Pharmaceutical companies in Canada and worldwide are donating hydroxychloroquine to help medical researchers collect high-quality data on the safety and effectiveness of using the medication to treat COVID-19.

Dr. Kevin Kain is an infectious disease physician at Toronto General Hospital, where he's part of a team of researchers designing a randomized placebo-controlled trial into the safety and efficacy of using hydroxychloroquine prophylactically to prevent COVID-19 infection. Their goal is to protect front-line health-care workers in emergency departments and intensive care by preventing the infection from taking root. 

"This seems like the appropriate, high-risk group to establish that it works," Kain said. "Right now, people are using it without good evidence. I was around long enough to remember SARS, where a number of treatments were tried without appropriate trials, and in retrospect, a lot of those things actually caused harm."

An undated electron microscope image shows SARS-CoV-2, the virus that causes COVID-19, orange, emerging from the surface of cells, green, cultured in the lab. Chloroquine seems to facilitate entry of zinc to kill the virus. (NIAID-RML/The Associated Press/The Canadian Press)

In the lab, chloroquine works by suppressing the growth of coronaviruses such as SARS and  SARS-CoV-2, the virus that causes COVID-19, the French researchers said.
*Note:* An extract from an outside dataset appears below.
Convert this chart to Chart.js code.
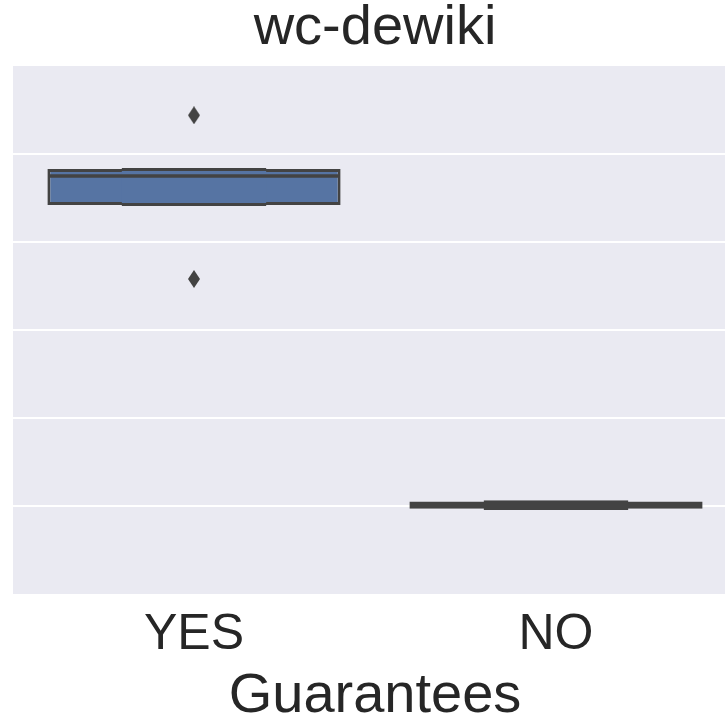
<!DOCTYPE html>
<html>
<head>
<meta charset="utf-8">
<script src="https://cdn.jsdelivr.net/npm/chart.js@4/dist/chart.umd.min.js"></script>
<style>
  html, body { margin: 0; padding: 0; background: #ffffff; overflow: hidden; }
  #wrap { width: 760px; height: 723px; }
</style>
</head>
<body>
<div id="wrap"><canvas id="box-chart" width="760" height="723"></canvas></div>
<script>
// categories and letter-value boxes
var categories = ['YES', 'NO'];
var outerLow = [4.42, 0.97];
var outerHigh = [4.83, 1.05];
var innerLow = [4.41, 0.955];
var innerHigh = [4.84, 1.065];
var medians = [4.75, 1.01];
var outlierCats = ['YES', 'YES'];
var outlierValues = [5.44, 3.58];

var edgeColor = '#434343';
var fillColors = ['#5674a3', edgeColor];
var textColor = '#262626';
var fontFamily = "'Liberation Sans', Arial, sans-serif";

var pairs = function (lo, hi) {
    return lo.map(function (v, i) { return [v, hi[i]]; });
};

// thin diamond marker like matplotlib 'd'
var makeDiamond = function () {
    var c = document.createElement('canvas');
    c.width = 12;
    c.height = 18;
    var g = c.getContext('2d');
    g.fillStyle = edgeColor;
    g.beginPath();
    g.moveTo(6, 0);
    g.lineTo(12, 9);
    g.lineTo(6, 18);
    g.lineTo(0, 9);
    g.closePath();
    g.fill();
    return c;
};

var plotBackground = {
    id: 'plotBackground',
    beforeDraw: function (chart) {
        var a = chart.chartArea;
        var ctx = chart.ctx;
        ctx.save();
        ctx.fillStyle = '#eaeaf2';
        ctx.fillRect(a.left, a.top, a.right - a.left, a.bottom - a.top);
        ctx.restore();
    }
};

var ctx = document.getElementById('box-chart').getContext('2d');
var chart = new Chart(ctx, {
    type: 'bar',
    data: {
        labels: categories,
        datasets: [{
            label: 'outer',
            data: pairs(outerLow, outerHigh),
            backgroundColor: fillColors,
            borderColor: edgeColor,
            borderWidth: 3,
            borderSkipped: false,
            barPercentage: 0.81,
            categoryPercentage: 1,
            grouped: false,
            order: 4
        }, {
            label: 'inner',
            data: pairs(innerLow, innerHigh),
            backgroundColor: fillColors,
            borderColor: edgeColor,
            borderWidth: { top: 3, bottom: 3, left: 0, right: 0 },
            borderSkipped: false,
            barPercentage: 0.4,
            categoryPercentage: 1,
            grouped: false,
            order: 3
        }, {
            label: 'median',
            data: medians.map(function (m) { return [m - 0.02, m + 0.02]; }),
            backgroundColor: edgeColor,
            borderWidth: 0,
            barPercentage: 0.8,
            categoryPercentage: 1,
            grouped: false,
            order: 2
        }, {
            type: 'line',
            label: 'outliers',
            data: outlierCats.map(function (c, i) { return { x: c, y: outlierValues[i] }; }),
            showLine: false,
            pointStyle: makeDiamond(),
            pointRadius: 9,
            order: 1
        }]
    },
    options: {
        responsive: false,
        animation: false,
        layout: { padding: { left: 13, right: 23, top: 0, bottom: 0 } },
        plugins: {
            legend: { display: false },
            tooltip: { enabled: false },
            title: {
                display: true,
                text: 'wc-dewiki',
                color: textColor,
                font: { family: fontFamily, size: 56, weight: 'normal', lineHeight: 1.0 },
                padding: { top: 1, bottom: 9 }
            }
        },
        scales: {
            x: {
                offset: true,
                grid: { display: false, drawTicks: false },
                border: { display: false },
                afterFit: function (scale) { scale.height = 129; },
                ticks: {
                    color: textColor,
                    padding: 11,
                    font: { family: fontFamily, size: 50 }
                },
                title: {
                    display: true,
                    text: 'Guarantees',
                    color: textColor,
                    font: { family: fontFamily, size: 56, lineHeight: 1.0 },
                    padding: { top: 0, bottom: -2 }
                }
            },
            y: {
                min: 0,
                max: 6,
                ticks: { display: false, stepSize: 1 },
                border: { display: false },
                grid: {
                    drawTicks: false,
                    lineWidth: 2,
                    color: function (c) {
                        return (c.tick && c.tick.value > 0 && c.tick.value < 6) ? '#ffffff' : 'rgba(0,0,0,0)';
                    }
                }
            }
        }
    },
    plugins: [plotBackground]
});
</script>
</body>
</html>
"It isn't entirely clear, but there's intriguing evidence that if you can get high levels of a mineral called zinc … inside a cell that's infected, it will inhibit replication of coronaviruses," Kain said. "Taking a lot of zinc by mouth doesn't do this because getting zinc into a cell is tightly regulated. Chloroquine seems to facilitate it getting into the cell."

Elsewhere in the world, Doctors Without Borders is preparing to treat patients with COVID-19, potentially with chloroquine or hydroxychloroquine. The medical charity operates in more than 70 countries.

Jason Nickerson, humanitarian affairs adviser for Doctors Without Borders in Ottawa, said if a treatment stops the severe illness from COVID-19, then it would be incredibly beneficial, particularly in countries with less resourced health systems.

"How do we get these new technologies, once they're developed, to patients in all countries, everywhere?"

He called on governments worldwide to apply policies to ensure technologies like drugs that are developed with public funds remain affordable and globally accessible, since in a pandemic, the virus needs to be stamped out everywhere to protect people everywhere.